If you ask me, Bob Arum and Manny Pacquiao, as much as Les Moonves, were the ones who forced Floyd Mayweather Jr. to step up to the plate for their May 2 fight in Las Vegas or look cowardly.

CBS president Moonves holds sway over subsidiary Showtime, which has Mayweather under contract, and his was the voice of reason, according to everyone involved in the negotiations, including Arum.

The Top Rank promoter, who controls Pacquiao, invoked Moonves’ name frequently before Pacquiao’s last fight against Long Island’s Chris Algieri as the man who could make everyone understand how stupid it would be to pass up a $200 million payday for Mayweather-Pacquiao.

As if that took a lot of explaining.

But what’s another $120 million purse to Mayweather, who has enough money to last several lifetimes, compared to the zero at the end of his 47-0 record?
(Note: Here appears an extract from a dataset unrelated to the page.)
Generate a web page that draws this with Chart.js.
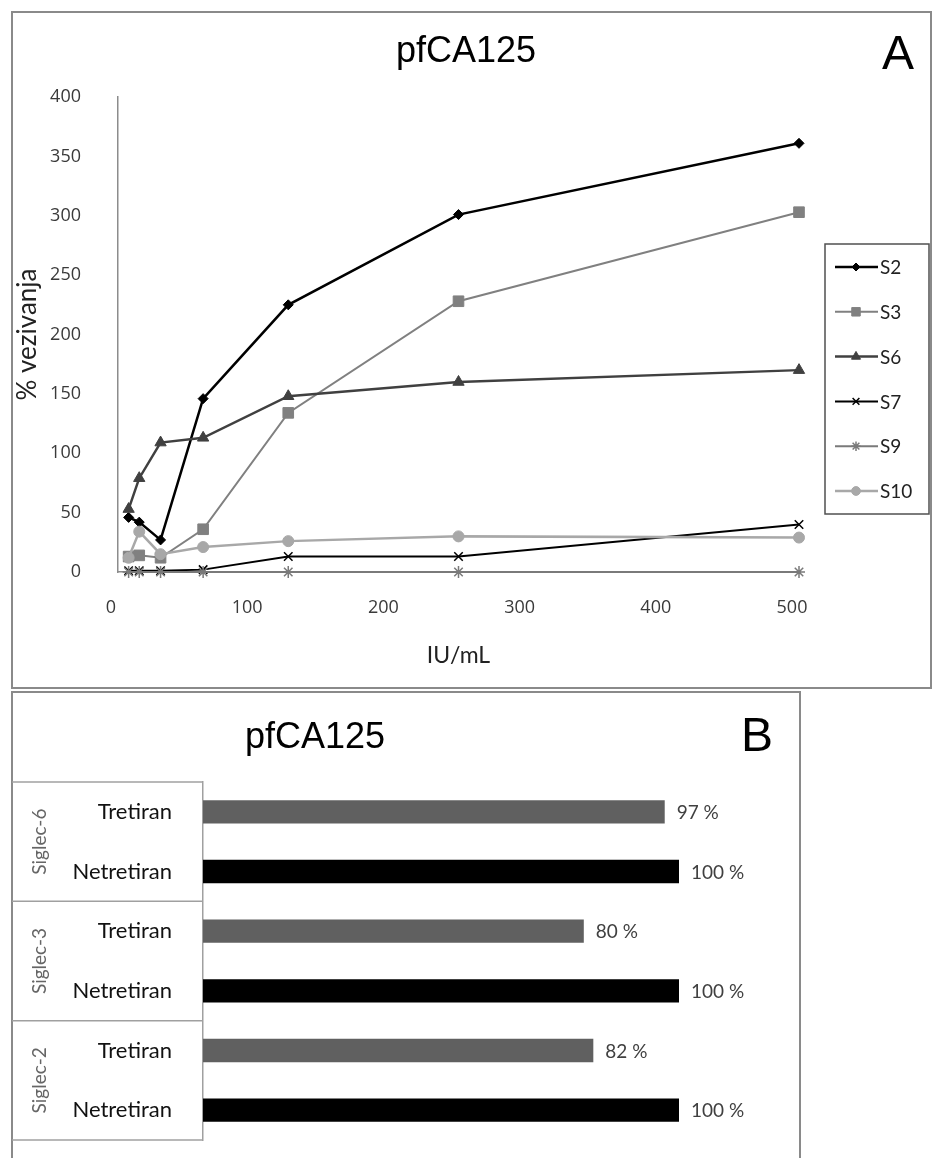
<!DOCTYPE html>
<html>
<head>
<meta charset="utf-8">
<title>pfCA125</title>
<script src="https://cdn.jsdelivr.net/npm/chart.js@4.4.1/dist/chart.umd.min.js"></script>
<style>
  html, body { margin: 0; padding: 0; background: #fff; }
  #wrap { position: relative; width: 933px; height: 1158px; }
  canvas { position: absolute; left: 0; }
  #chartA { top: 0; }
  #chartB { top: 690px; }
</style>
</head>
<body>
<div id="wrap">
  <canvas id="chartA" width="933" height="690"></canvas>
  <canvas id="chartB" width="933" height="468"></canvas>
</div>
<script>
// panel A - binding vs concentration
const titleText = 'pfCA125';
const concentrations = [7.8, 15.6, 31.25, 62.5, 125, 250, 500];
const seriesNames = ['S2', 'S3', 'S6', 'S7', 'S9', 'S10'];
const s2 = [46, 42, 27, 146, 225, 301, 361];
const s3 = [13, 14, 12, 36, 134, 228, 303];
const s6 = [53, 79, 109, 113, 148, 160, 170];
const s7 = [1, 1, 1, 2, 13, 13, 40];
const s9 = [0, 0, 0, 0, 0, 0, 0];
const s10 = [12, 34, 15, 21, 26, 30, 29];
const xTicks = [0, 100, 200, 300, 400, 500];
const yTicks = [0, 50, 100, 150, 200, 250, 300, 350, 400];

// panel B - treated vs untreated
const bCategories = ['Tretiran', 'Netretiran', 'Tretiran', 'Netretiran', 'Tretiran', 'Netretiran'];
const bGroups = ['Siglec-6', 'Siglec-3', 'Siglec-2'];
const bValues = [97, 100, 80, 100, 82, 100];

const tickFont = { family: 'Open Sans', size: 18 };
const tickColor = '#3a3a3a';

function pts(vals) {
  return concentrations.map((c, i) => ({ x: c, y: vals[i] }));
}

const styles = [
  { color: '#000000', width: 2.5, point: 'rectRot', r: 5 },
  { color: '#808080', width: 2, point: 'rect', r: 7.5 },
  { color: '#404040', width: 2.5, point: 'triangle', r: 6.5 },
  { color: '#000000', width: 2, point: 'crossRot', r: 6 },
  { color: '#7a7a7a', width: 2, point: 'star', r: 6 },
  { color: '#a8a8a8', width: 2.5, point: 'circle', r: 5.5 }
];
const seriesValues = [s2, s3, s6, s7, s9, s10];

const datasetsA = seriesNames.map((name, i) => ({
  label: name,
  data: pts(seriesValues[i]),
  borderColor: styles[i].color,
  borderWidth: styles[i].width,
  pointStyle: styles[i].point,
  pointRadius: styles[i].r,
  pointBackgroundColor: styles[i].color,
  pointBorderColor: styles[i].color,
  pointBorderWidth: (styles[i].point === 'crossRot' || styles[i].point === 'star') ? 1.5 : 1,
  tension: 0,
  clip: false,
  order: seriesNames.length - i
}));

function drawMarker(ctx, ds, x, y, r) {
  ctx.fillStyle = ds.pointBackgroundColor;
  ctx.strokeStyle = ds.pointBorderColor;
  ctx.lineWidth = ds.pointBorderWidth;
  if (Chart.helpers && Chart.helpers.drawPoint) {
    Chart.helpers.drawPoint(ctx, { pointStyle: ds.pointStyle, radius: r, rotation: 0, borderWidth: ds.pointBorderWidth }, x, y);
  } else {
    ctx.beginPath();
    ctx.arc(x, y, r, 0, Math.PI * 2);
    ctx.fill();
  }
}

const panelA = {
  id: 'panelA',
  beforeDraw(chart) {
    const ctx = chart.ctx;
    ctx.save();
    ctx.fillStyle = '#fff';
    ctx.fillRect(0, 0, chart.width, chart.height);
    ctx.strokeStyle = '#8a8a8a';
    ctx.lineWidth = 2;
    ctx.strokeRect(12, 12, 919, 676);
    ctx.fillStyle = '#000';
    ctx.textAlign = 'center';
    ctx.textBaseline = 'middle';
    ctx.font = '36px "Liberation Sans"';
    ctx.fillText(titleText, 466, 52);
    ctx.font = '48px "Liberation Sans"';
    ctx.fillText('A', 898, 56);
    ctx.restore();
  },
  afterDraw(chart) {
    // legend box on the right
    const ctx = chart.ctx;
    ctx.save();
    ctx.strokeStyle = '#505050';
    ctx.lineWidth = 1.5;
    ctx.strokeRect(825, 244, 104, 270);
    chart.data.datasets.forEach((ds, i) => {
      const y = 267 + i * 44.8;
      ctx.strokeStyle = ds.borderColor;
      ctx.lineWidth = ds.borderWidth;
      ctx.beginPath();
      ctx.moveTo(835, y);
      ctx.lineTo(878, y);
      ctx.stroke();
      drawMarker(ctx, ds, 856, y, ds.pointRadius * 0.8);
      ctx.fillStyle = '#222';
      ctx.font = '19px Lato';
      ctx.textAlign = 'left';
      ctx.textBaseline = 'middle';
      ctx.fillText(ds.label, 880, y + 1);
    });
    ctx.restore();
  }
};

new Chart(document.getElementById('chartA'), {
  type: 'line',
  data: { datasets: datasetsA },
  options: {
    responsive: false,
    animation: false,
    devicePixelRatio: 1,
    events: [],
    layout: { padding: { top: 97, right: 134, bottom: 0, left: 0 } },
    scales: {
      x: {
        type: 'linear',
        min: xTicks[0],
        max: xTicks[xTicks.length - 1],
        afterFit: s => { s.height = 118; },
        afterBuildTicks: s => { s.ticks = xTicks.map(v => ({ value: v })); },
        grid: { display: false, drawTicks: false },
        border: { display: true, color: '#8c8c8c', width: 1.5 },
        ticks: { padding: 25, labelOffset: -7, font: tickFont, color: tickColor },
        title: { display: true, text: 'IU/mL', font: { family: 'Lato', size: 23 }, color: '#222', padding: 21 }
      },
      y: {
        min: yTicks[0],
        max: yTicks[yTicks.length - 1],
        afterFit: s => { s.width = 118; },
        afterBuildTicks: s => { s.ticks = yTicks.map(v => ({ value: v })); },
        grid: { display: false, drawTicks: false },
        border: { display: true, color: '#8c8c8c', width: 1.5 },
        ticks: { padding: 37, font: tickFont, color: tickColor },
        title: { display: true, text: '% vezivanja', font: { family: 'Lato', size: 26 }, color: '#222', padding: 12 }
      }
    },
    plugins: { legend: { display: false }, tooltip: { enabled: false } }
  },
  plugins: [panelA]
});

// panel B
const panelB = {
  id: 'panelB',
  beforeDraw(chart) {
    const ctx = chart.ctx;
    ctx.save();
    ctx.fillStyle = '#fff';
    ctx.fillRect(0, 0, chart.width, chart.height);
    ctx.strokeStyle = '#8a8a8a';
    ctx.lineWidth = 2;
    ctx.strokeRect(12, 2, 788, 470);
    ctx.fillStyle = '#000';
    ctx.textAlign = 'center';
    ctx.textBaseline = 'middle';
    ctx.font = '36px "Liberation Sans"';
    ctx.fillText(titleText, 315, 48);
    ctx.font = '48px "Liberation Sans"';
    ctx.fillText('B', 757, 48);
    ctx.restore();
  },
  afterDraw(chart) {
    const ctx = chart.ctx;
    const y = chart.scales.y;
    const area = chart.chartArea;
    ctx.save();
    // group frame
    ctx.strokeStyle = '#a0a0a0';
    ctx.lineWidth = 1.5;
    for (let g = 0; g <= bGroups.length; g++) {
      const py = y.getPixelForValue(g * 2 - 0.5);
      ctx.beginPath();
      ctx.moveTo(12, py);
      ctx.lineTo(area.left, py);
      ctx.stroke();
    }
    // group labels, rotated
    ctx.fillStyle = '#666';
    ctx.font = '19px Lato';
    ctx.textAlign = 'center';
    ctx.textBaseline = 'middle';
    bGroups.forEach((name, g) => {
      const py = y.getPixelForValue(g * 2 + 0.5);
      ctx.save();
      ctx.translate(40, py);
      ctx.rotate(-Math.PI / 2);
      ctx.fillText(name, 0, 0);
      ctx.restore();
    });
    // value labels
    const meta = chart.getDatasetMeta(0);
    ctx.fillStyle = '#404040';
    ctx.font = '19px Lato';
    ctx.textAlign = 'left';
    meta.data.forEach((bar, i) => {
      ctx.fillText(bValues[i] + ' %', bar.x + 12, bar.y + 1);
    });
    ctx.restore();
  }
};

new Chart(document.getElementById('chartB'), {
  type: 'bar',
  data: {
    labels: bCategories,
    datasets: [{
      data: bValues,
      backgroundColor: bCategories.map(c => c === 'Tretiran' ? '#606060' : '#000000'),
      barPercentage: 0.39,
      categoryPercentage: 1
    }]
  },
  options: {
    indexAxis: 'y',
    responsive: false,
    animation: false,
    devicePixelRatio: 1,
    events: [],
    layout: { padding: { top: 92, right: 254, bottom: 18, left: 0 } },
    scales: {
      x: { display: false, min: 0, max: 100 },
      y: {
        afterFit: s => { s.width = 203; },
        grid: { display: false, drawTicks: true, tickLength: 31 },
        border: { display: true, color: '#a0a0a0', width: 1.5 },
        ticks: { padding: 0, font: { family: 'Lato', size: 22 }, color: '#111' }
      }
    },
    plugins: { legend: { display: false }, tooltip: { enabled: false } }
  },
  plugins: [panelB]
});
</script>
</body>
</html>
That’s really what six years of his foot-dragging was all about.

A Mayweather-Pacquiao bout in, say 2010, when Pacquiao was coming off his 12th-round TKO of Miguel Cotto, would have been far better. Mayweather had just won a unanimous decision over Juan Manuel Marquez, Pacquiao’s longtime nemesis. Instead, Mayweather fought aging Shane Mosley and Pacquiao moved on to Joshua Clottey and Antonio Margarito.

And so it went for the next four years. Mayweather maintained his unbeaten status, and Pacquiao lost a controversial decision to Tim Bradley in June 2012 and was knocked cold by Marquez in December 2012.
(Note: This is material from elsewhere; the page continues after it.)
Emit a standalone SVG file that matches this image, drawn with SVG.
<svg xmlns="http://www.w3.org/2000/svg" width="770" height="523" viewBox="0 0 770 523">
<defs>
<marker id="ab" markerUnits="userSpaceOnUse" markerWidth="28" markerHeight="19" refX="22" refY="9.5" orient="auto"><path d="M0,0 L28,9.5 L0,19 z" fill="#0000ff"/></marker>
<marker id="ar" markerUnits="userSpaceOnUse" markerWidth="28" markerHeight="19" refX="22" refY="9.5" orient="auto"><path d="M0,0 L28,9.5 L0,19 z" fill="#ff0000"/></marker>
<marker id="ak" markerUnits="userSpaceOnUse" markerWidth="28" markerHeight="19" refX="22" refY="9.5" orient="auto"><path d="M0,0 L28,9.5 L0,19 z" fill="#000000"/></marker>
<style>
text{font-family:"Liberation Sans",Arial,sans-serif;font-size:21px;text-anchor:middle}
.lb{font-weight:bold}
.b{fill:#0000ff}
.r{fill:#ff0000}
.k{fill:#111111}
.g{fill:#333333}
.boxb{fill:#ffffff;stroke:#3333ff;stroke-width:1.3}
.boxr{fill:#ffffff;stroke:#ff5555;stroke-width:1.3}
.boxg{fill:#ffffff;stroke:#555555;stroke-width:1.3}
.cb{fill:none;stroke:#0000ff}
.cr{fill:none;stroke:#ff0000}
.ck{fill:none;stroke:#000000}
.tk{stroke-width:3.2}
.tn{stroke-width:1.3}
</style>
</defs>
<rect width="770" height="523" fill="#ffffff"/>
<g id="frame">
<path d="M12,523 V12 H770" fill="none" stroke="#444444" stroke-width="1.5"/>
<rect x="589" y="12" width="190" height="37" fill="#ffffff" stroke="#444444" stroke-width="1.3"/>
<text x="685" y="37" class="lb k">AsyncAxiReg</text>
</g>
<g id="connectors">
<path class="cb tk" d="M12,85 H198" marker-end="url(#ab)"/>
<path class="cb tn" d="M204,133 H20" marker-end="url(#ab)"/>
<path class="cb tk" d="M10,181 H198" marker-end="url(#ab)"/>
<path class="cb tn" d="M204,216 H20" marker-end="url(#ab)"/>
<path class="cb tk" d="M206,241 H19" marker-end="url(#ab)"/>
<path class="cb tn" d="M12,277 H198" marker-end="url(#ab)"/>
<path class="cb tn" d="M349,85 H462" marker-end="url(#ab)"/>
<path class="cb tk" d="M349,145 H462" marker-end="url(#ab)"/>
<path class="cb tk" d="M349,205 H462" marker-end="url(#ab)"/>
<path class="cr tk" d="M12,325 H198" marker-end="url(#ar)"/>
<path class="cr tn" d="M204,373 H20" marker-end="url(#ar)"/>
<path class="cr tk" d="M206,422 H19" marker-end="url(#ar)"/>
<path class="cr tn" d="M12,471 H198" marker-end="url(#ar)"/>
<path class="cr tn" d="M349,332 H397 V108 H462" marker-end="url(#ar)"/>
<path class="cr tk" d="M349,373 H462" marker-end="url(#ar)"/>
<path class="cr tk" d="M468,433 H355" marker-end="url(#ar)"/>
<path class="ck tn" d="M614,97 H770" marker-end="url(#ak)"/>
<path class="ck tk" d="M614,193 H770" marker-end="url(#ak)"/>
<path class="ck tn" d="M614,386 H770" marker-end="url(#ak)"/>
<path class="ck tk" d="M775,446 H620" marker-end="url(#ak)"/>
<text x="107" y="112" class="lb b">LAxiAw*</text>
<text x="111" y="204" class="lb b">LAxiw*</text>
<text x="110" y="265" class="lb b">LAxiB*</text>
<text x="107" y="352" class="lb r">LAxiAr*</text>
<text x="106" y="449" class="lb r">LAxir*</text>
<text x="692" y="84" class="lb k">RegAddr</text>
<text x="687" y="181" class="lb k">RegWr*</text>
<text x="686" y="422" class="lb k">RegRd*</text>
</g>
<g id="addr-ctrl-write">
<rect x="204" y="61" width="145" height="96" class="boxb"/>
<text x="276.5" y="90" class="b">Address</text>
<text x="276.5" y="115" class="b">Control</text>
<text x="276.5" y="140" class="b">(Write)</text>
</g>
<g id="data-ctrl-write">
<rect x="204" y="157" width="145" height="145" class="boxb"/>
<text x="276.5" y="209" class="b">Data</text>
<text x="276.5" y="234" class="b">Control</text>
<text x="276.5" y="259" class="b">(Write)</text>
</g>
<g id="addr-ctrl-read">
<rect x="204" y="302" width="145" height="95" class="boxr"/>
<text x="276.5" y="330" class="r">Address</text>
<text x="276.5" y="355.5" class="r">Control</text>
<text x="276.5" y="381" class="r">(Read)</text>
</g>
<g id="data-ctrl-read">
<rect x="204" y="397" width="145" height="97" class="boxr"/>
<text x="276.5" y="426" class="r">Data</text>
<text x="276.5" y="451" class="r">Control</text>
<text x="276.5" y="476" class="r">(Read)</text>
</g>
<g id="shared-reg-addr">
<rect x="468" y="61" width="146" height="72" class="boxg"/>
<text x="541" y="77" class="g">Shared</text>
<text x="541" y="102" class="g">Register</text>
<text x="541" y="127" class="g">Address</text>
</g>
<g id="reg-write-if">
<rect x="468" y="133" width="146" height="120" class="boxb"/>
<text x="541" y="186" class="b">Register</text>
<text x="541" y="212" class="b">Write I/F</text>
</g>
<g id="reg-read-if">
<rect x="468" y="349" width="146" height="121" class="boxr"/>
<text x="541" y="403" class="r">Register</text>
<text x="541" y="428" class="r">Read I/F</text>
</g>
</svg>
The bloom definitely was off the rose until Pacquiao defeated Brandon Rios, won a Bradley rematch to regain his WBO title and dispatched Algieri, all by 12-round decisions.

At this stage, Mayweather and Pacquiao are approaching their expiration dates. Mayweather’s last stoppage came in 2011 against Victor Ortiz, and Pacquiao’s last TKO dates to 2009 against Cotto, a span of 10 fights.

At one point in the long negotiation process, Arum said a Mayweather-Pacquiao fight now wouldn’t be worth as much as several years ago. He knew better. The sport was starved for it.

There is no better match available. Mayweather still tops every pound-for-pound rating, and Pacquiao is either second or third in the estimation of most experts.

In the past, Mayweather’s disinclination to fight Pacquiao widely was viewed as his fear of the Filipino’s speed. But Mayweather might have outsmarted himself if he was waiting for Pacquiao to slow down.

It’s true Pacquiao was stretched cold three years ago by Marquez, who barely touched Mayweather in their lopsided 2009 fight, but Mayweather likely has slowed down the most. He never was a huge power puncher, and Pacquiao’s trainer, Freddie Roach, contends Mayweather’s legs aren’t what they used to be.

Mayweather remains a great defensive fighter, but Pacquiao’s last two opponents, Bradley and Algieri, have said the Filipino still has plenty of speed and hits with surprising power. At 5-6 {, Pacquiao is shorter than the 5-8 Mayweather, but his combination of speed and ability to punch from odd angles will present problems Mayweather never has faced.

It might have been a better fight five years ago, but it’s still the best boxing can offer now. Mayweather deserves to be favored based on his unblemished record and his aura of invincibility. But it’s difficult to place much faith in Mayweather’s swagger when he obviously resisted making the fight for so long until the business interests of Showtime and HBO eventually boxed him into a corner.

If Mayweather is “TBE” — the best ever — as he claims, he should be more than equal to the task. But thanks to the persistence of Pacquiao and Arum — and an assist from Moonves — Mayweather now must prove it in the ring.